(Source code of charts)
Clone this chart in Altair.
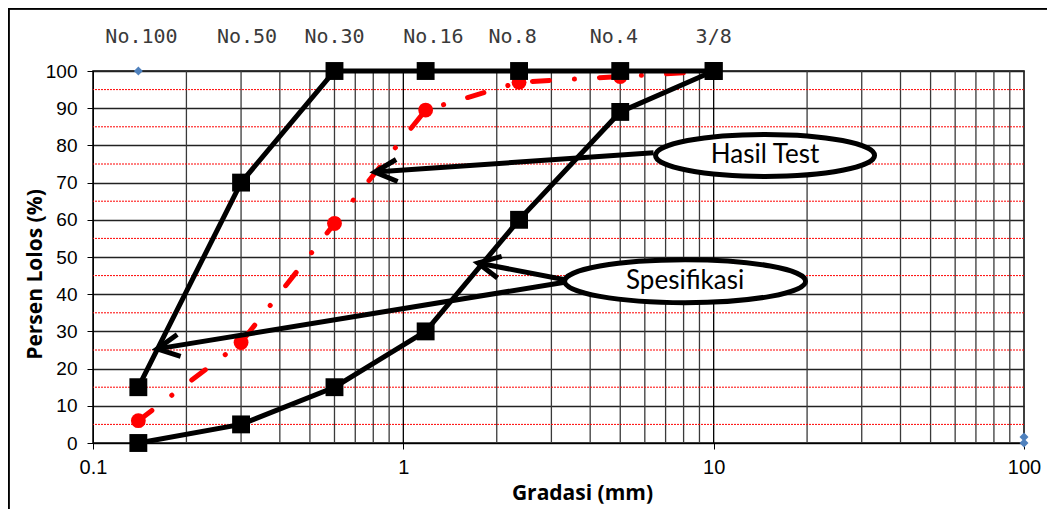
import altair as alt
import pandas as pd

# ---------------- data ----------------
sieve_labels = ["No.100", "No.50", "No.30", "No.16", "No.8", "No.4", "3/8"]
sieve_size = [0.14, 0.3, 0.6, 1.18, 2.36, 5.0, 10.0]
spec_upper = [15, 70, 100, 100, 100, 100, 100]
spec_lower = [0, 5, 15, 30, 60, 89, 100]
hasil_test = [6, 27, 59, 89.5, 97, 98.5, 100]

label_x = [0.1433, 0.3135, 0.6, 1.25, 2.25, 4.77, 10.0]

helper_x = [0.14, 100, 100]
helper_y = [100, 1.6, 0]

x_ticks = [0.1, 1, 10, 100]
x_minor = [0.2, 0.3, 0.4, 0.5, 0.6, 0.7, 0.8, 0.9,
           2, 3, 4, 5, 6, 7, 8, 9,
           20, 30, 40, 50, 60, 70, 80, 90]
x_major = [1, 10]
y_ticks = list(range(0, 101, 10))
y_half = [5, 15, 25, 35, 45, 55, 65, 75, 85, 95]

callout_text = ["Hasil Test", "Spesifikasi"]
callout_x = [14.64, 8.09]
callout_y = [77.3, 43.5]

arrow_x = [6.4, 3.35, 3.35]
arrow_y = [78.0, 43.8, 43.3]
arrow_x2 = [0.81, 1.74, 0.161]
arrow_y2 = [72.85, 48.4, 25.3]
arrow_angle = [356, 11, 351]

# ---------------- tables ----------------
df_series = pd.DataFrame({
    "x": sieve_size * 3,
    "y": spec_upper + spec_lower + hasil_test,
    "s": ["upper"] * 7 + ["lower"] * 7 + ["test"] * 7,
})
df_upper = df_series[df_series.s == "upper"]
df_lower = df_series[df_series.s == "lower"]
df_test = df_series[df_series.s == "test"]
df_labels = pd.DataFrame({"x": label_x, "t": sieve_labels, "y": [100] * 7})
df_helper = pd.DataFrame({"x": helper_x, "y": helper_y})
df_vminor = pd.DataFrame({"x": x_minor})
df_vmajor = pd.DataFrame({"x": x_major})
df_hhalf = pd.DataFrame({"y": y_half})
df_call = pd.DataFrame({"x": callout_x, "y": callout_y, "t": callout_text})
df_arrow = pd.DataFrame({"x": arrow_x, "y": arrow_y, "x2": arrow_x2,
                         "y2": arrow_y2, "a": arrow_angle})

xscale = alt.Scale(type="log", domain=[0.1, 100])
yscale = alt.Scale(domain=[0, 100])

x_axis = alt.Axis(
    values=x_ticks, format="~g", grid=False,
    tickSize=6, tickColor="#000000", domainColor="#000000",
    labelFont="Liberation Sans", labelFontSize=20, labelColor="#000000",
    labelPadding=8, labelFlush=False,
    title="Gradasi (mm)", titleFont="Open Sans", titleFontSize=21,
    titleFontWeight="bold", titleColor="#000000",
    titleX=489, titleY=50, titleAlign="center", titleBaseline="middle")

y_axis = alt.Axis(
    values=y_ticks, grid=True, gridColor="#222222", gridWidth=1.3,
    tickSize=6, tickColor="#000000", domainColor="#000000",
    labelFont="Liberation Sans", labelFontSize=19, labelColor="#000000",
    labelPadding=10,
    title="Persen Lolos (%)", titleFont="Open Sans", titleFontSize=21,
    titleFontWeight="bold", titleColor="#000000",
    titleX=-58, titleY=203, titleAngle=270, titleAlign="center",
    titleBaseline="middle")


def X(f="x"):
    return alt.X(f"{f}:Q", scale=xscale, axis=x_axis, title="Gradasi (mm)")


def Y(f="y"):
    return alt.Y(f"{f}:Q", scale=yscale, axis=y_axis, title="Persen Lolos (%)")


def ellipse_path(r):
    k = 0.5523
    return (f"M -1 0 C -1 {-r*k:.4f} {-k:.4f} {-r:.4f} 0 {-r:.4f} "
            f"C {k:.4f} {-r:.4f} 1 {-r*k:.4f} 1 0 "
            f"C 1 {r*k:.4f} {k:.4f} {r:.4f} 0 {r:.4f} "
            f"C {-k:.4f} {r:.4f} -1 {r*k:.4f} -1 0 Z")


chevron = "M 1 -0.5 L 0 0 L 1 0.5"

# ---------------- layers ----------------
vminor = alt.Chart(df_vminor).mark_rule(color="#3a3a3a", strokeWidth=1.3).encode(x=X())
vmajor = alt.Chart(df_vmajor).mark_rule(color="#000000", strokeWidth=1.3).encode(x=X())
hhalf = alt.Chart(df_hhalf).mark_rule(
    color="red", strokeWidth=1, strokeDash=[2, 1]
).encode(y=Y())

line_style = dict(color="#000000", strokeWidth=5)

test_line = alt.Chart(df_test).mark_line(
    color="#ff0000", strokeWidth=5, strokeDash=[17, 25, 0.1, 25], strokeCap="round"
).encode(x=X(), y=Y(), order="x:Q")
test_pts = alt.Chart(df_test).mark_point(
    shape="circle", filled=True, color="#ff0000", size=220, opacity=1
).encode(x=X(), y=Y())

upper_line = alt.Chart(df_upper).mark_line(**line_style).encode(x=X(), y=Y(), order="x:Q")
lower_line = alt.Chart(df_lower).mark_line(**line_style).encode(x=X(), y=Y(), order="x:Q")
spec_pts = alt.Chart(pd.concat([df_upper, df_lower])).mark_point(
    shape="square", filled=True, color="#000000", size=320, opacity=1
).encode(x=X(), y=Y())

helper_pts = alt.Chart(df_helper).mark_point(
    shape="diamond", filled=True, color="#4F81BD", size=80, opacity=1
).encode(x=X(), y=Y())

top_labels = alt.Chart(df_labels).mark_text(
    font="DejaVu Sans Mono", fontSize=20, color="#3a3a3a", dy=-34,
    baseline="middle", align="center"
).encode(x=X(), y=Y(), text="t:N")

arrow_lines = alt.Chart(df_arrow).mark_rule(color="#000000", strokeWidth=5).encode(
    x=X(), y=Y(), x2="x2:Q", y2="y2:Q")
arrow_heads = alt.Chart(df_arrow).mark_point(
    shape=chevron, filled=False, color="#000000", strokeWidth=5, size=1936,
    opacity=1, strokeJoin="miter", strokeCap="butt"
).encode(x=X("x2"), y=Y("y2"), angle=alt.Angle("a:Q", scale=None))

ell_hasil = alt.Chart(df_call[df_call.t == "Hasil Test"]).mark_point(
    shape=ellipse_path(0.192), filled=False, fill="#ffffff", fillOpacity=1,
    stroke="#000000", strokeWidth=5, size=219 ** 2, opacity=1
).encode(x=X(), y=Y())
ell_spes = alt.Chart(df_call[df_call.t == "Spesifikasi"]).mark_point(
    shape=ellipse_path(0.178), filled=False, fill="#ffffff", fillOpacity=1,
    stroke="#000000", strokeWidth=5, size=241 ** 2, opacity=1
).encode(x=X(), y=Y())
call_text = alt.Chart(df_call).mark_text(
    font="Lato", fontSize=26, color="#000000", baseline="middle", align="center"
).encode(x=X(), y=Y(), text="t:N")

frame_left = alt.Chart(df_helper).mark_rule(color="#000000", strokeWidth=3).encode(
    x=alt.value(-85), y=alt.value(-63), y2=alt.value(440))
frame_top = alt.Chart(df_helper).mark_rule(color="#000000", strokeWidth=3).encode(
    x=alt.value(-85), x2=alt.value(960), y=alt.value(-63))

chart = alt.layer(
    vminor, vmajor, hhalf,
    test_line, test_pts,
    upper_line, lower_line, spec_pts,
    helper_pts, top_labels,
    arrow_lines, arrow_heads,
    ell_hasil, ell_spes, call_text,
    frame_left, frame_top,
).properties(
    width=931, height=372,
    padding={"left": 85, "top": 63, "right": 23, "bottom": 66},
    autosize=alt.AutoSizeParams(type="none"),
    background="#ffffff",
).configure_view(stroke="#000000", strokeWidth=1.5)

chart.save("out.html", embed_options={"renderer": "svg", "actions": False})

* * *

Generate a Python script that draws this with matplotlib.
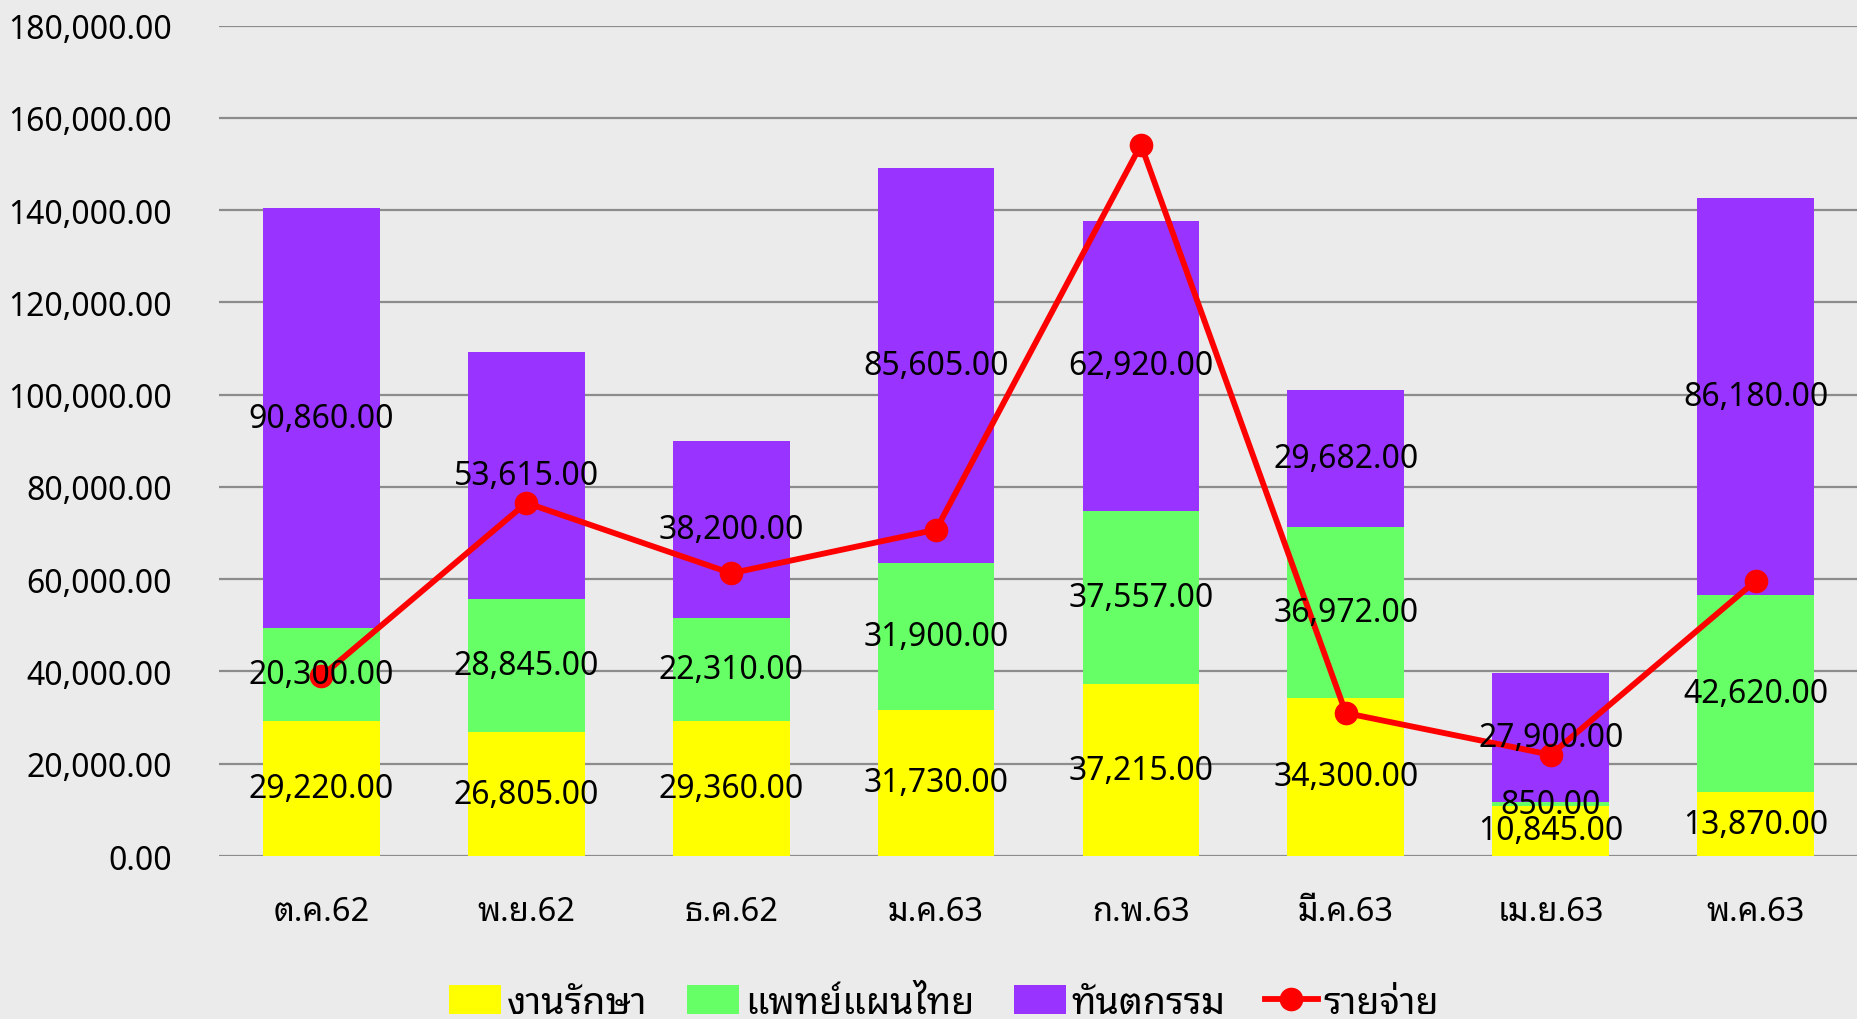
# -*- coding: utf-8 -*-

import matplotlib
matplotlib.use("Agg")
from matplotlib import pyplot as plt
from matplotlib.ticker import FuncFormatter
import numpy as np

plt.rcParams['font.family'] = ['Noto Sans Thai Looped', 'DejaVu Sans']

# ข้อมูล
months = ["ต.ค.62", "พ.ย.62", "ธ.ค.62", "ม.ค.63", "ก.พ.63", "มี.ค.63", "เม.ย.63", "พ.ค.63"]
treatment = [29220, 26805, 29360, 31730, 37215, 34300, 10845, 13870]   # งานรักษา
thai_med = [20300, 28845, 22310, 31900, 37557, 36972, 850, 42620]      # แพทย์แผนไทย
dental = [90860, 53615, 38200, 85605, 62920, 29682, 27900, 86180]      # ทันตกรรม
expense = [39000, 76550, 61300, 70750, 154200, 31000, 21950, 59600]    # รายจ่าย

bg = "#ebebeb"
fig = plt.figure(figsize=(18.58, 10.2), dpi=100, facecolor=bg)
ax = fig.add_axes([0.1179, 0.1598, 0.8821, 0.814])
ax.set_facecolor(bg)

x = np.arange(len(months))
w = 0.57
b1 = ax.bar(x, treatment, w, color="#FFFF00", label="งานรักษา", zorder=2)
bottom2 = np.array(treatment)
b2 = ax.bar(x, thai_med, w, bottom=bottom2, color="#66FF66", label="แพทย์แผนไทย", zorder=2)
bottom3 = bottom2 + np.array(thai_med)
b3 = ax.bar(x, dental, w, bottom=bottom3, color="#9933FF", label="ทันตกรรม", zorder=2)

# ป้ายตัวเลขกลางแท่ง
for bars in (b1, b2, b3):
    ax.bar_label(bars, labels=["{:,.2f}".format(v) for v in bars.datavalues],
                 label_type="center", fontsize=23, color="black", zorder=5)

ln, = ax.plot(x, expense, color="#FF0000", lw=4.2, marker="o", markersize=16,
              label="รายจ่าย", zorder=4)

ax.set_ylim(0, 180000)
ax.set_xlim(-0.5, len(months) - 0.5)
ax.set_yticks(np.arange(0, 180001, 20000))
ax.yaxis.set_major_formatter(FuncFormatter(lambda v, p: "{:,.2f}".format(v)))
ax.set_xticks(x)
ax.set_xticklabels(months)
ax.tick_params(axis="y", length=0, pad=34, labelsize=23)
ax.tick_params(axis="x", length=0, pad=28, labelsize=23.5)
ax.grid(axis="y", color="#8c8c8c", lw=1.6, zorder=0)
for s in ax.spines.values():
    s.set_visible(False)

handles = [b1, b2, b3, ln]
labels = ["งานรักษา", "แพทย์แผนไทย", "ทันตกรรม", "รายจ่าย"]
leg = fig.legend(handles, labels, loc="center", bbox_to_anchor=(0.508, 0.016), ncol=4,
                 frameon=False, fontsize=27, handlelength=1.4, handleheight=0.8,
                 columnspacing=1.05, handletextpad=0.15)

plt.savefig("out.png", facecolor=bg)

* _GIVEN EXERCISE_
Within the entries above, give again exactly the lines starting at the one that contains "Clone this chart in Altair." and ending at the one that contains "arrow_angle = [356, 11, 351]", leaving out the pictures.

* _FINISHED ANSWER_
Clone this chart in Altair.
import altair as alt
import pandas as pd

# ---------------- data ----------------
sieve_labels = ["No.100", "No.50", "No.30", "No.16", "No.8", "No.4", "3/8"]
sieve_size = [0.14, 0.3, 0.6, 1.18, 2.36, 5.0, 10.0]
spec_upper = [15, 70, 100, 100, 100, 100, 100]
spec_lower = [0, 5, 15, 30, 60, 89, 100]
hasil_test = [6, 27, 59, 89.5, 97, 98.5, 100]

label_x = [0.1433, 0.3135, 0.6, 1.25, 2.25, 4.77, 10.0]

helper_x = [0.14, 100, 100]
helper_y = [100, 1.6, 0]

x_ticks = [0.1, 1, 10, 100]
x_minor = [0.2, 0.3, 0.4, 0.5, 0.6, 0.7, 0.8, 0.9,
           2, 3, 4, 5, 6, 7, 8, 9,
           20, 30, 40, 50, 60, 70, 80, 90]
x_major = [1, 10]
y_ticks = list(range(0, 101, 10))
y_half = [5, 15, 25, 35, 45, 55, 65, 75, 85, 95]

callout_text = ["Hasil Test", "Spesifikasi"]
callout_x = [14.64, 8.09]
callout_y = [77.3, 43.5]

arrow_x = [6.4, 3.35, 3.35]
arrow_y = [78.0, 43.8, 43.3]
arrow_x2 = [0.81, 1.74, 0.161]
arrow_y2 = [72.85, 48.4, 25.3]
arrow_angle = [356, 11, 351]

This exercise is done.